*Collected data:*
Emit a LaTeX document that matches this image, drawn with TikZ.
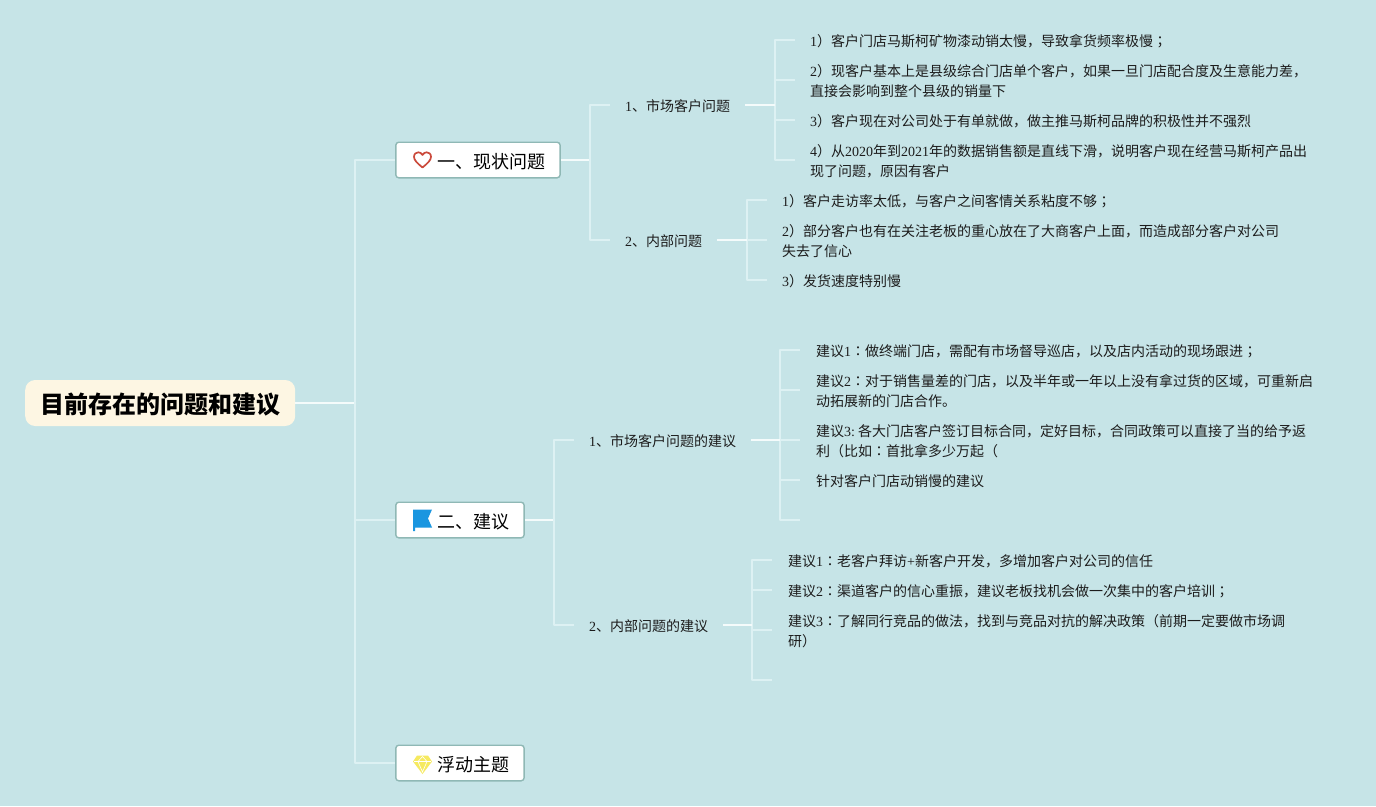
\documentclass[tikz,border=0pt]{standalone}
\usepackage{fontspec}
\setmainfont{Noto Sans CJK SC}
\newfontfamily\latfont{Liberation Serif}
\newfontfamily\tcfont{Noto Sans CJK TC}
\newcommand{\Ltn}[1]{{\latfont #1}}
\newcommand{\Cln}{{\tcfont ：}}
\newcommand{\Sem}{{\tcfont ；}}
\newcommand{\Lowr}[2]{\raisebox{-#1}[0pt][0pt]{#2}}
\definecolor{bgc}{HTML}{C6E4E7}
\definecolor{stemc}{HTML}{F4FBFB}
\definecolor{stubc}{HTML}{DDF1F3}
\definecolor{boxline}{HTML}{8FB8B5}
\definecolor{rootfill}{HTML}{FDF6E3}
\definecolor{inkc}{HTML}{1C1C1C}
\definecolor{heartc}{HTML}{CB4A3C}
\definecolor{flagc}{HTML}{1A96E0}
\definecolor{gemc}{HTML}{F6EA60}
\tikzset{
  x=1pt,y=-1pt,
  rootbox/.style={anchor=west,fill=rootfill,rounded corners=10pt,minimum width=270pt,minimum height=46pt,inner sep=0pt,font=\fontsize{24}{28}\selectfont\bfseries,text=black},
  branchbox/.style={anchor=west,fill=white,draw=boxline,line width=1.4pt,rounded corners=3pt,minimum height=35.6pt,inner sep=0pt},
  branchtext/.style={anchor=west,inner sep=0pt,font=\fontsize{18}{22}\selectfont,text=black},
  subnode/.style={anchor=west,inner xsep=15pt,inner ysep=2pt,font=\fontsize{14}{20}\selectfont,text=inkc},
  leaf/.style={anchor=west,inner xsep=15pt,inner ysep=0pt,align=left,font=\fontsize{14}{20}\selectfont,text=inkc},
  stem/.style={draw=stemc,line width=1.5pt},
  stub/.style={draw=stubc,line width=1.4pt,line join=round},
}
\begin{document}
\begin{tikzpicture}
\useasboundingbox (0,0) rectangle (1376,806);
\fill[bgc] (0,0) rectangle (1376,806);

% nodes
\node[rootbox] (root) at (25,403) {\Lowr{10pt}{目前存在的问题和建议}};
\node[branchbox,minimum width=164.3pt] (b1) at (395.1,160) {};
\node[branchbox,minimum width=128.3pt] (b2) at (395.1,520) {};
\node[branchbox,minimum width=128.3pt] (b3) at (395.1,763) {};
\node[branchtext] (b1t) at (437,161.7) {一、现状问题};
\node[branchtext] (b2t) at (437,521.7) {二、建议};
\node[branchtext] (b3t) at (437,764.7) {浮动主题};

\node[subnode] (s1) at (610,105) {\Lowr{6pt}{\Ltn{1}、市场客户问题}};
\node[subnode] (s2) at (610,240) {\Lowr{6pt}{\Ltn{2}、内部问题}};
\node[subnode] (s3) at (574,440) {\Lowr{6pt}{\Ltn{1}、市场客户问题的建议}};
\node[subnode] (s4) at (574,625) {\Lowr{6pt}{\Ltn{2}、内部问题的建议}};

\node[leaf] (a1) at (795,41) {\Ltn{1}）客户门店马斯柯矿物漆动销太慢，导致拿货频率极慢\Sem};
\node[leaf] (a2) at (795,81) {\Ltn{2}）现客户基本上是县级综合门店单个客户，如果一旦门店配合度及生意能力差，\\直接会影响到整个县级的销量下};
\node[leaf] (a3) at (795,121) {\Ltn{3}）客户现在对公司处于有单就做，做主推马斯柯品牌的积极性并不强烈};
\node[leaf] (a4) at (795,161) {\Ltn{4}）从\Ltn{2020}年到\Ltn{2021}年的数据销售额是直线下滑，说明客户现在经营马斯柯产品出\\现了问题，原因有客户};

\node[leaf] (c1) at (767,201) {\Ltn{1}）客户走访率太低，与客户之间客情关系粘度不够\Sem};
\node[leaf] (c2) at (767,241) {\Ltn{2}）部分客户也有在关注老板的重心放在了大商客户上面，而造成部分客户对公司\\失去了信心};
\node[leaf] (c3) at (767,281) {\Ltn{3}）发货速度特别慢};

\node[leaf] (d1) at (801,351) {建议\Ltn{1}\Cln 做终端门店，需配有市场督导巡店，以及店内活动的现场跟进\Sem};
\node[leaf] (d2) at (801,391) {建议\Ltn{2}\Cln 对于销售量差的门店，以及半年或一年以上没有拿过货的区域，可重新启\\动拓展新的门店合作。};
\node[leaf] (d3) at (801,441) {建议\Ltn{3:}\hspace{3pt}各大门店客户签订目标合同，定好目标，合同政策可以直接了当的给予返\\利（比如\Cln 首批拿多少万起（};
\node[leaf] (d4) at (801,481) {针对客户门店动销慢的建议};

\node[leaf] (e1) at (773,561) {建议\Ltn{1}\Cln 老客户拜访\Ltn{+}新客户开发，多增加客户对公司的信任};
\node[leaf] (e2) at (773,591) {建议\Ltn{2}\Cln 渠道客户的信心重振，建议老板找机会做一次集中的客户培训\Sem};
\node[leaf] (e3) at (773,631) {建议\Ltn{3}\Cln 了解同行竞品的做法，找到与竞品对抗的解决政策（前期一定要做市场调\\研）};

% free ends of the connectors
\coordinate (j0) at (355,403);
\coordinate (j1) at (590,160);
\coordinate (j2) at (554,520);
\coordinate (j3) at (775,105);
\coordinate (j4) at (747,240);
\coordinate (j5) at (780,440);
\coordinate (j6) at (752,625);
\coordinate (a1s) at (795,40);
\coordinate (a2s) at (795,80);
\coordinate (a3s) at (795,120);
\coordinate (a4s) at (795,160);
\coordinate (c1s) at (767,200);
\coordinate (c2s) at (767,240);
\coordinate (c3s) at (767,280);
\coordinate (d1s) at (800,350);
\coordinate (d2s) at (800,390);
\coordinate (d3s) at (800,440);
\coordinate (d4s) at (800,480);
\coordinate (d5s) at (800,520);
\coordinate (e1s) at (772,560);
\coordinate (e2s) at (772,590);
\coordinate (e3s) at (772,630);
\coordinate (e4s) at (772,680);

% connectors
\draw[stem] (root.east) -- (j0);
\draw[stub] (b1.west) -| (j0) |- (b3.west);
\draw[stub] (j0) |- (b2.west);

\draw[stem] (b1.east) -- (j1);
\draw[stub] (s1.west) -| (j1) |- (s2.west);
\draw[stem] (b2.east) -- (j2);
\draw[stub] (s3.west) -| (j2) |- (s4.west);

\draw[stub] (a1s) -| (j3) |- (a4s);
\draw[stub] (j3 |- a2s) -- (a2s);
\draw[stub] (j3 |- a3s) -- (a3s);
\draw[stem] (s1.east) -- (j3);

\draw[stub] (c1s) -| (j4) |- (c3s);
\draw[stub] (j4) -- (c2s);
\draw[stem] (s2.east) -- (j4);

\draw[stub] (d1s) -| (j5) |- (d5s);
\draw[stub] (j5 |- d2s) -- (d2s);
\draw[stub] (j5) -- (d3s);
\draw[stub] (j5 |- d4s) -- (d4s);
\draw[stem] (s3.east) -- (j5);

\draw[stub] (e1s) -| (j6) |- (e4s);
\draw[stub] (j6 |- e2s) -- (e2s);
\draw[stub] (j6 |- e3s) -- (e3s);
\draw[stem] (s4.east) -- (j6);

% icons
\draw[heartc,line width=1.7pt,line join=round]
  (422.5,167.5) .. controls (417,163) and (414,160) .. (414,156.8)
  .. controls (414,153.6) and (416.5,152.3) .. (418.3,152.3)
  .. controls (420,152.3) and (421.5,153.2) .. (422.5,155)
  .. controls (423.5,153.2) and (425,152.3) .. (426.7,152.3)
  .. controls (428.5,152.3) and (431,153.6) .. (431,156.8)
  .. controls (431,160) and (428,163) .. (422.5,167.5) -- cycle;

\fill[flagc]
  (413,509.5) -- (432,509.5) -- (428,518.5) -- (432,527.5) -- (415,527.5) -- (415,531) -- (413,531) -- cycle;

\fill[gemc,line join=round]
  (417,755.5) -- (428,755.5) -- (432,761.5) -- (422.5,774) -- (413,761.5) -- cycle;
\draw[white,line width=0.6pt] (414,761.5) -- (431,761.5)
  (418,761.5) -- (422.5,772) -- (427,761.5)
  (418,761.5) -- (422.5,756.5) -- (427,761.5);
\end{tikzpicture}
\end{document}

*What you have to do:* Restate only the lines running from the start of the material above through the line containing "(b3t) at (437,764.7)", ends included. No pictures.

*Response to this exercise:*
Emit a LaTeX document that matches this image, drawn with TikZ.
\documentclass[tikz,border=0pt]{standalone}
\usepackage{fontspec}
\setmainfont{Noto Sans CJK SC}
\newfontfamily\latfont{Liberation Serif}
\newfontfamily\tcfont{Noto Sans CJK TC}
\newcommand{\Ltn}[1]{{\latfont #1}}
\newcommand{\Cln}{{\tcfont ：}}
\newcommand{\Sem}{{\tcfont ；}}
\newcommand{\Lowr}[2]{\raisebox{-#1}[0pt][0pt]{#2}}
\definecolor{bgc}{HTML}{C6E4E7}
\definecolor{stemc}{HTML}{F4FBFB}
\definecolor{stubc}{HTML}{DDF1F3}
\definecolor{boxline}{HTML}{8FB8B5}
\definecolor{rootfill}{HTML}{FDF6E3}
\definecolor{inkc}{HTML}{1C1C1C}
\definecolor{heartc}{HTML}{CB4A3C}
\definecolor{flagc}{HTML}{1A96E0}
\definecolor{gemc}{HTML}{F6EA60}
\tikzset{
  x=1pt,y=-1pt,
  rootbox/.style={anchor=west,fill=rootfill,rounded corners=10pt,minimum width=270pt,minimum height=46pt,inner sep=0pt,font=\fontsize{24}{28}\selectfont\bfseries,text=black},
  branchbox/.style={anchor=west,fill=white,draw=boxline,line width=1.4pt,rounded corners=3pt,minimum height=35.6pt,inner sep=0pt},
  branchtext/.style={anchor=west,inner sep=0pt,font=\fontsize{18}{22}\selectfont,text=black},
  subnode/.style={anchor=west,inner xsep=15pt,inner ysep=2pt,font=\fontsize{14}{20}\selectfont,text=inkc},
  leaf/.style={anchor=west,inner xsep=15pt,inner ysep=0pt,align=left,font=\fontsize{14}{20}\selectfont,text=inkc},
  stem/.style={draw=stemc,line width=1.5pt},
  stub/.style={draw=stubc,line width=1.4pt,line join=round},
}
\begin{document}
\begin{tikzpicture}
\useasboundingbox (0,0) rectangle (1376,806);
\fill[bgc] (0,0) rectangle (1376,806);

% nodes
\node[rootbox] (root) at (25,403) {\Lowr{10pt}{目前存在的问题和建议}};
\node[branchbox,minimum width=164.3pt] (b1) at (395.1,160) {};
\node[branchbox,minimum width=128.3pt] (b2) at (395.1,520) {};
\node[branchbox,minimum width=128.3pt] (b3) at (395.1,763) {};
\node[branchtext] (b1t) at (437,161.7) {一、现状问题};
\node[branchtext] (b2t) at (437,521.7) {二、建议};
\node[branchtext] (b3t) at (437,764.7) {浮动主题};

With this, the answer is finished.